##### Data in this exercise

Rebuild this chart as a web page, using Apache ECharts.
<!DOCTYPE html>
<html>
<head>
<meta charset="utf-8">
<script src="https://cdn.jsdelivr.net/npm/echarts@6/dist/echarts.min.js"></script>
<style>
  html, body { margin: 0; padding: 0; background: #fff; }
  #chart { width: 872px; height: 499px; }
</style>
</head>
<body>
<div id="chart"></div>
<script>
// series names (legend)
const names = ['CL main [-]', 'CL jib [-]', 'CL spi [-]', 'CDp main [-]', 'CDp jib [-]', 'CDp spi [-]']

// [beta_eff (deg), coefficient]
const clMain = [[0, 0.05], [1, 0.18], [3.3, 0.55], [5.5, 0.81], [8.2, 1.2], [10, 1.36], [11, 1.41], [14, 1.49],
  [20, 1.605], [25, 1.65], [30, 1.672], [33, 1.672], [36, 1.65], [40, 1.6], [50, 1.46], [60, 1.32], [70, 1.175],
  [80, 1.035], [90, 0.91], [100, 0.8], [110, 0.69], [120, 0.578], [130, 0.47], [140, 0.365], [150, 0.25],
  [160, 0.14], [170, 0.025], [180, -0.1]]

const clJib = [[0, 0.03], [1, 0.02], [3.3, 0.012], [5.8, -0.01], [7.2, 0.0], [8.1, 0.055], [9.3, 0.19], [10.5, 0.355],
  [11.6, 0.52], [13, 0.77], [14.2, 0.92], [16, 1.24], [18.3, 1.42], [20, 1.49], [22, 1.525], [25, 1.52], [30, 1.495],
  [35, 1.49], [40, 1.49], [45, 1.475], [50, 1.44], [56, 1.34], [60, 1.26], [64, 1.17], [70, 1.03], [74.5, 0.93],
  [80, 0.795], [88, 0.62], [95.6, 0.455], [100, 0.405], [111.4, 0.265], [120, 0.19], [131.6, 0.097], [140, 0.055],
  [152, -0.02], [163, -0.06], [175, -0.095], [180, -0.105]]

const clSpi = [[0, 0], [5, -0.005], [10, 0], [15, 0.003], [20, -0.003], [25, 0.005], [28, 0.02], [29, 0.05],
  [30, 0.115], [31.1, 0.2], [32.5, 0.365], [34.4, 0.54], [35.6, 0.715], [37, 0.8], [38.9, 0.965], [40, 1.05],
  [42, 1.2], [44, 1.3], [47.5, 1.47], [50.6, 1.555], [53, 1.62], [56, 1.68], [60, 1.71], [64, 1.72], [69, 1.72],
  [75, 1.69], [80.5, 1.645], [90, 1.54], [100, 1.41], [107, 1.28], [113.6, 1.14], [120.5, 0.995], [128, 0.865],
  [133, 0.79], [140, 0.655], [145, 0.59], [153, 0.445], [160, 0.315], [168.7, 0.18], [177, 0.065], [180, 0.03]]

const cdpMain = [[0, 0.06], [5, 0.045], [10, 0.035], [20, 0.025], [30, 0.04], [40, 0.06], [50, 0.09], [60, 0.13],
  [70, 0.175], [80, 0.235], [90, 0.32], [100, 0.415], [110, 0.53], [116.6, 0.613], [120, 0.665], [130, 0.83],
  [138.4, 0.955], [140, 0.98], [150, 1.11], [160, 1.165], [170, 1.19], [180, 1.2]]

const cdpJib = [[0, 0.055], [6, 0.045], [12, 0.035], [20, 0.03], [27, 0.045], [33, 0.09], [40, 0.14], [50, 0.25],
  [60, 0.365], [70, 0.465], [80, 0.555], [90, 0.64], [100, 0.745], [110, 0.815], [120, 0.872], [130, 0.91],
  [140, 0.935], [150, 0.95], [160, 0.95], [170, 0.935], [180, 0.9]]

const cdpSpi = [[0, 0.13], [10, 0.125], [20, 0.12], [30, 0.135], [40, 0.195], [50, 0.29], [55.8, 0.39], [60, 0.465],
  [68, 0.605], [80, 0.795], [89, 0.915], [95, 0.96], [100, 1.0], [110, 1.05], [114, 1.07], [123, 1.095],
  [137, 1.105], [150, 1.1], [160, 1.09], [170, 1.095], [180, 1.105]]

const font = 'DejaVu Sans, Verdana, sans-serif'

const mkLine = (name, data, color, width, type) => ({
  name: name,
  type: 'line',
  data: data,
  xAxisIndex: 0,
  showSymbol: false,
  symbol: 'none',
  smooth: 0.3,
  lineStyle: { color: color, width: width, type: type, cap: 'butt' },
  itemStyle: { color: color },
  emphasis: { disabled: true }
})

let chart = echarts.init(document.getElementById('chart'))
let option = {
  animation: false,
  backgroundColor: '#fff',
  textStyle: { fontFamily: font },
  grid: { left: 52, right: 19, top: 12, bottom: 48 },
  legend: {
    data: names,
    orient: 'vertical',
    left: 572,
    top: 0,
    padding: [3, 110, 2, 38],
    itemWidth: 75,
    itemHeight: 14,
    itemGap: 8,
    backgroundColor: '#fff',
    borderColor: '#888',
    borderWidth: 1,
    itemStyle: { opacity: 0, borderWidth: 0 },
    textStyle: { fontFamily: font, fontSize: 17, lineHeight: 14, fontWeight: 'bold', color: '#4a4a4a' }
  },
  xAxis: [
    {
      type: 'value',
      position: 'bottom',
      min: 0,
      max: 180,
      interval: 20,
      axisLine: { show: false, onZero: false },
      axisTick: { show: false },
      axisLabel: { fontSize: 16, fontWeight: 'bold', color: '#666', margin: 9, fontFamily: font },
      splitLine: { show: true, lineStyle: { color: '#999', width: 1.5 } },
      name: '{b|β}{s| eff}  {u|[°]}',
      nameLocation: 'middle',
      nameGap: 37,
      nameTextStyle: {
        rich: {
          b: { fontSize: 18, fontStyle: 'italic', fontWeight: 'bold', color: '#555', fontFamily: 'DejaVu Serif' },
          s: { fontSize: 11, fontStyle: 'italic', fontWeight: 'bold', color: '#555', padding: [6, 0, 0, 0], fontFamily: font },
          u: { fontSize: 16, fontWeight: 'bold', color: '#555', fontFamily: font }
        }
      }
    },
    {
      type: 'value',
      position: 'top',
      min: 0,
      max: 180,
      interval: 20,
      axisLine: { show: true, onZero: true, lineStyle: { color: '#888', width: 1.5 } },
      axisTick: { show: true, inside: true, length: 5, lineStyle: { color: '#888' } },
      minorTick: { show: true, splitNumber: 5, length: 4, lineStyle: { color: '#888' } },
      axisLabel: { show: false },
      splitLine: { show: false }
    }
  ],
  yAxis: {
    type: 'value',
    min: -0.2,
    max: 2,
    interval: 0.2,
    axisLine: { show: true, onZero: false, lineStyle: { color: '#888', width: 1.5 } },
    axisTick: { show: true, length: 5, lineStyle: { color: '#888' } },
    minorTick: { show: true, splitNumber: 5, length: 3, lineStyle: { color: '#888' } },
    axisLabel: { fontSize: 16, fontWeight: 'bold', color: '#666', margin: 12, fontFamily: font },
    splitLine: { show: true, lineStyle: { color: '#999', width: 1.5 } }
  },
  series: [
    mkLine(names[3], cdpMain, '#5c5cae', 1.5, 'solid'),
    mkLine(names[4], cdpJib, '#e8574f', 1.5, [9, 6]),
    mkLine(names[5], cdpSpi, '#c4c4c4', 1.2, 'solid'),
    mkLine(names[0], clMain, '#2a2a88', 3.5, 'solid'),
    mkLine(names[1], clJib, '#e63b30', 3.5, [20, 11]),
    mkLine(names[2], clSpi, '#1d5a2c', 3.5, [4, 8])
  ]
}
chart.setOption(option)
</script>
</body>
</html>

##########
##### Data in this exercise

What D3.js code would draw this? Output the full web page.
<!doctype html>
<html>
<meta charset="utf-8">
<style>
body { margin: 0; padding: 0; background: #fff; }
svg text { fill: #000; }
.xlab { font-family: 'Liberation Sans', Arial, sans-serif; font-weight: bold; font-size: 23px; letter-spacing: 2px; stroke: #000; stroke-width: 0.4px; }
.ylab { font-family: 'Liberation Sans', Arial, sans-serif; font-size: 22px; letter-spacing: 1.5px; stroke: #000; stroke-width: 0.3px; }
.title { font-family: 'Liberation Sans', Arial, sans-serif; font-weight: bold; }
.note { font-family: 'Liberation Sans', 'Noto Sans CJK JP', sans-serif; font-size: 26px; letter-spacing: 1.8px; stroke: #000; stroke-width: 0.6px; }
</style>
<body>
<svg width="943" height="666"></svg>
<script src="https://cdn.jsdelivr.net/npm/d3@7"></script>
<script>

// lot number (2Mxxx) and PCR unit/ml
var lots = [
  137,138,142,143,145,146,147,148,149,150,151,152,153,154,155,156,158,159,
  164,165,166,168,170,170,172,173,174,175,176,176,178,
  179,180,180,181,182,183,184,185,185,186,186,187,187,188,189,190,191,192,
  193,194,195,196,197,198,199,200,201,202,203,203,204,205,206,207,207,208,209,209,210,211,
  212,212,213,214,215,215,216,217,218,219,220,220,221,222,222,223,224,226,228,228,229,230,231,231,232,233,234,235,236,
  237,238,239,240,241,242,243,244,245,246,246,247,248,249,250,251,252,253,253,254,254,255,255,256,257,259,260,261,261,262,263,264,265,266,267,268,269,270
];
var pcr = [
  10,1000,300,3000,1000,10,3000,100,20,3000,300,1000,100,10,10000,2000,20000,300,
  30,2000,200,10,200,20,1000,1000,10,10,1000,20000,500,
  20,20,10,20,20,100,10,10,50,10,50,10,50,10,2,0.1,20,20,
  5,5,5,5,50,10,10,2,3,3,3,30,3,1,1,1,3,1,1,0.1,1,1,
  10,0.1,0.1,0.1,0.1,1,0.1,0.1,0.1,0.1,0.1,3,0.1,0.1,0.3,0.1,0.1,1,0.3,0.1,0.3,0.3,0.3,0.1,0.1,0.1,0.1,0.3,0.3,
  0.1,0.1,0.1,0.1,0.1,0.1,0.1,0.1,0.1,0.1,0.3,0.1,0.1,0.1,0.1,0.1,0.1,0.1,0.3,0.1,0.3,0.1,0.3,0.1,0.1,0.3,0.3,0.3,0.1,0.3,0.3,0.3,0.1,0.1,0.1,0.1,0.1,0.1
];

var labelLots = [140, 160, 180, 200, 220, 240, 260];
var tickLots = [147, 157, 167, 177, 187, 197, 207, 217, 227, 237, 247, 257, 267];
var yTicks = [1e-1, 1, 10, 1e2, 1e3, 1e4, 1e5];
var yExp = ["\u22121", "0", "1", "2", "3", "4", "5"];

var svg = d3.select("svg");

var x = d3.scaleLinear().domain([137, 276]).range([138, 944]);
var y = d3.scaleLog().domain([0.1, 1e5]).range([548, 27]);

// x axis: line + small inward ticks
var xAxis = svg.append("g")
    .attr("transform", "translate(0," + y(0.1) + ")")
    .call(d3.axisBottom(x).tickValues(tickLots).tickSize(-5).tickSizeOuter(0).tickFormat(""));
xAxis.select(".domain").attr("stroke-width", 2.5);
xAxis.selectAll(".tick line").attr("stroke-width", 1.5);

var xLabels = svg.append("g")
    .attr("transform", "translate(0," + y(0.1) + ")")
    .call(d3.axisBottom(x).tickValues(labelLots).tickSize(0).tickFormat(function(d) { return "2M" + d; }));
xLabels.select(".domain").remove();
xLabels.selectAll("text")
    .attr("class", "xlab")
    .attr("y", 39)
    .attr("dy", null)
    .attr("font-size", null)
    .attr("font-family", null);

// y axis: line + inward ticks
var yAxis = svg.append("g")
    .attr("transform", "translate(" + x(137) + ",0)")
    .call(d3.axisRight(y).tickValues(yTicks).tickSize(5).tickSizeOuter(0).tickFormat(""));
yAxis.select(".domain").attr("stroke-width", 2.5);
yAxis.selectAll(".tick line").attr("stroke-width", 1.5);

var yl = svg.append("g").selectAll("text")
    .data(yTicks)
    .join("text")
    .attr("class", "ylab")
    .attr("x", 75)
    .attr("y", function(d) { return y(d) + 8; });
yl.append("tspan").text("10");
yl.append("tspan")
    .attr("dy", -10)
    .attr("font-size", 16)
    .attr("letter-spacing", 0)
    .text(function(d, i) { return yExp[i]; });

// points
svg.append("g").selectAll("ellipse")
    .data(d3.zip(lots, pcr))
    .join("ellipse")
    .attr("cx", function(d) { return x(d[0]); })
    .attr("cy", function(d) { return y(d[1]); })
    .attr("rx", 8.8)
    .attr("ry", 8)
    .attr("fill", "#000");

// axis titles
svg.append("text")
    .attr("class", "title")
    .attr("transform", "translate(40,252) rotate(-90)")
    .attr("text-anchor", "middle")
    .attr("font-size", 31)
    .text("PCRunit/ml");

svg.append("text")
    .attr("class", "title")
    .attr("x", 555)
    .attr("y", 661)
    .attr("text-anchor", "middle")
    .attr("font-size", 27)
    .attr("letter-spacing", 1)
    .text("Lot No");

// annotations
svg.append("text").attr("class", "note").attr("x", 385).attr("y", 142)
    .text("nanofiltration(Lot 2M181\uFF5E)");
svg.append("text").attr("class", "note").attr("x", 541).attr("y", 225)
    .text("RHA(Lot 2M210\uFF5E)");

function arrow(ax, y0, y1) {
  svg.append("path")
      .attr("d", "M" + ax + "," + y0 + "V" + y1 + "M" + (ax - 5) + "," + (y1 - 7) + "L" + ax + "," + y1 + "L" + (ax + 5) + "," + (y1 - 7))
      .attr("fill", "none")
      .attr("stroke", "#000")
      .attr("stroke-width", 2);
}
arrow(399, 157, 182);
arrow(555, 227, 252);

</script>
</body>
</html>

##########
##### Data in this exercise

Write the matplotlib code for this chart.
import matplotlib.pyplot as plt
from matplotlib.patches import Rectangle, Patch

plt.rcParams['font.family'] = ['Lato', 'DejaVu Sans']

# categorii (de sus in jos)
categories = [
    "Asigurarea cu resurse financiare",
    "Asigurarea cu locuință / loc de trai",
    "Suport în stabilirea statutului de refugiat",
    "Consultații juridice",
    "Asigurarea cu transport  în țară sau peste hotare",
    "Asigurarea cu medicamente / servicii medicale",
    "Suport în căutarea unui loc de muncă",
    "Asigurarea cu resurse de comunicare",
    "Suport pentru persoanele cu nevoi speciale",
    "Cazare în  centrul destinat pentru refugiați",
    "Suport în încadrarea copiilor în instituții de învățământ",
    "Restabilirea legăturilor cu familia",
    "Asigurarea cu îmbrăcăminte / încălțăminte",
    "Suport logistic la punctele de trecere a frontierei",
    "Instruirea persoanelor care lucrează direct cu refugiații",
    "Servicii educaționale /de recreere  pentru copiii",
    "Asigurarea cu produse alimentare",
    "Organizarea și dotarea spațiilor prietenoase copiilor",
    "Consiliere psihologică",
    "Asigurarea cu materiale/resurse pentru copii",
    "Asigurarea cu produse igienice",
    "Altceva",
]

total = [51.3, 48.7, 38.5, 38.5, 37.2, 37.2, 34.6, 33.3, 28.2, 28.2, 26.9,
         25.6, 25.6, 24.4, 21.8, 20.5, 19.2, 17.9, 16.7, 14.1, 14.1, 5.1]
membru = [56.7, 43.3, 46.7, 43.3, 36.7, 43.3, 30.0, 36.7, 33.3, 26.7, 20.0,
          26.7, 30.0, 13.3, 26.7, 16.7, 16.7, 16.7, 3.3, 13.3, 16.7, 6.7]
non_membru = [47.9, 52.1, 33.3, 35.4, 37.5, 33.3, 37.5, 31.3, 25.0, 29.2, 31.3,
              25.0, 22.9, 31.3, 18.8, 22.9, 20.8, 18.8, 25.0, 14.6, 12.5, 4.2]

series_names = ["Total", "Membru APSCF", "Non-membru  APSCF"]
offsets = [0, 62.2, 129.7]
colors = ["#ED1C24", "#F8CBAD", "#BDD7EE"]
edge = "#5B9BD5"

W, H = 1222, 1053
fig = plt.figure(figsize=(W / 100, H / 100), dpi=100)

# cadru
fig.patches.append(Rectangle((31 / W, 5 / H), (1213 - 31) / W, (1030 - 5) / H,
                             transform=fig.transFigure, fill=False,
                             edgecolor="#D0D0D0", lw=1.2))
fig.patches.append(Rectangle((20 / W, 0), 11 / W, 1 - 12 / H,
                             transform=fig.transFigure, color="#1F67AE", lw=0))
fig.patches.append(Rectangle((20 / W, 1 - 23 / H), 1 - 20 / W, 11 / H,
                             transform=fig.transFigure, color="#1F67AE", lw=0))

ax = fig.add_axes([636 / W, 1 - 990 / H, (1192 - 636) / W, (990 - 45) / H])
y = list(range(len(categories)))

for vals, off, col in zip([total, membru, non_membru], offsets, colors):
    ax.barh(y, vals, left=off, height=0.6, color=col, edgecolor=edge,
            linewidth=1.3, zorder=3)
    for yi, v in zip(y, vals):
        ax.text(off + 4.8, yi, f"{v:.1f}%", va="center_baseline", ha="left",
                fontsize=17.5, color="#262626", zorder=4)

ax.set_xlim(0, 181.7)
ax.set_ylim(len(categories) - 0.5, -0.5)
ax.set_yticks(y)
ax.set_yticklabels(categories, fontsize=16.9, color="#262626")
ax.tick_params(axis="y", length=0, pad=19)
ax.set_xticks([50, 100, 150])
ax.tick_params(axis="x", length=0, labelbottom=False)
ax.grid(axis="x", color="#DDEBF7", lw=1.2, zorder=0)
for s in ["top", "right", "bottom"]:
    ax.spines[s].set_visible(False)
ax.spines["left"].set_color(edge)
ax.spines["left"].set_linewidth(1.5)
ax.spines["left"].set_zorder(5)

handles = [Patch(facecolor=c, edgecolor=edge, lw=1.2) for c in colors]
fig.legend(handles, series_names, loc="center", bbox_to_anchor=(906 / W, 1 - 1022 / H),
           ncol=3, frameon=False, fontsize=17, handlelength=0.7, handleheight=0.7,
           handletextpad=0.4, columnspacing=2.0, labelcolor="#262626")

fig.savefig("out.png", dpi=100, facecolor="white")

##########

Your objective: Starting at the line that contains "Rebuild this chart" and ending at the line that contains "[152, -0.02], [163, -0.06], [175, -0.095], [180, -0.105]]", retype each line exactly; omit everything outside that range.

The reply:
Rebuild this chart as a web page, using Apache ECharts.
<!DOCTYPE html>
<html>
<head>
<meta charset="utf-8">
<script src="https://cdn.jsdelivr.net/npm/echarts@6/dist/echarts.min.js"></script>
<style>
  html, body { margin: 0; padding: 0; background: #fff; }
  #chart { width: 872px; height: 499px; }
</style>
</head>
<body>
<div id="chart"></div>
<script>
// series names (legend)
const names = ['CL main [-]', 'CL jib [-]', 'CL spi [-]', 'CDp main [-]', 'CDp jib [-]', 'CDp spi [-]']

// [beta_eff (deg), coefficient]
const clMain = [[0, 0.05], [1, 0.18], [3.3, 0.55], [5.5, 0.81], [8.2, 1.2], [10, 1.36], [11, 1.41], [14, 1.49],
  [20, 1.605], [25, 1.65], [30, 1.672], [33, 1.672], [36, 1.65], [40, 1.6], [50, 1.46], [60, 1.32], [70, 1.175],
  [80, 1.035], [90, 0.91], [100, 0.8], [110, 0.69], [120, 0.578], [130, 0.47], [140, 0.365], [150, 0.25],
  [160, 0.14], [170, 0.025], [180, -0.1]]

const clJib = [[0, 0.03], [1, 0.02], [3.3, 0.012], [5.8, -0.01], [7.2, 0.0], [8.1, 0.055], [9.3, 0.19], [10.5, 0.355],
  [11.6, 0.52], [13, 0.77], [14.2, 0.92], [16, 1.24], [18.3, 1.42], [20, 1.49], [22, 1.525], [25, 1.52], [30, 1.495],
  [35, 1.49], [40, 1.49], [45, 1.475], [50, 1.44], [56, 1.34], [60, 1.26], [64, 1.17], [70, 1.03], [74.5, 0.93],
  [80, 0.795], [88, 0.62], [95.6, 0.455], [100, 0.405], [111.4, 0.265], [120, 0.19], [131.6, 0.097], [140, 0.055],
  [152, -0.02], [163, -0.06], [175, -0.095], [180, -0.105]]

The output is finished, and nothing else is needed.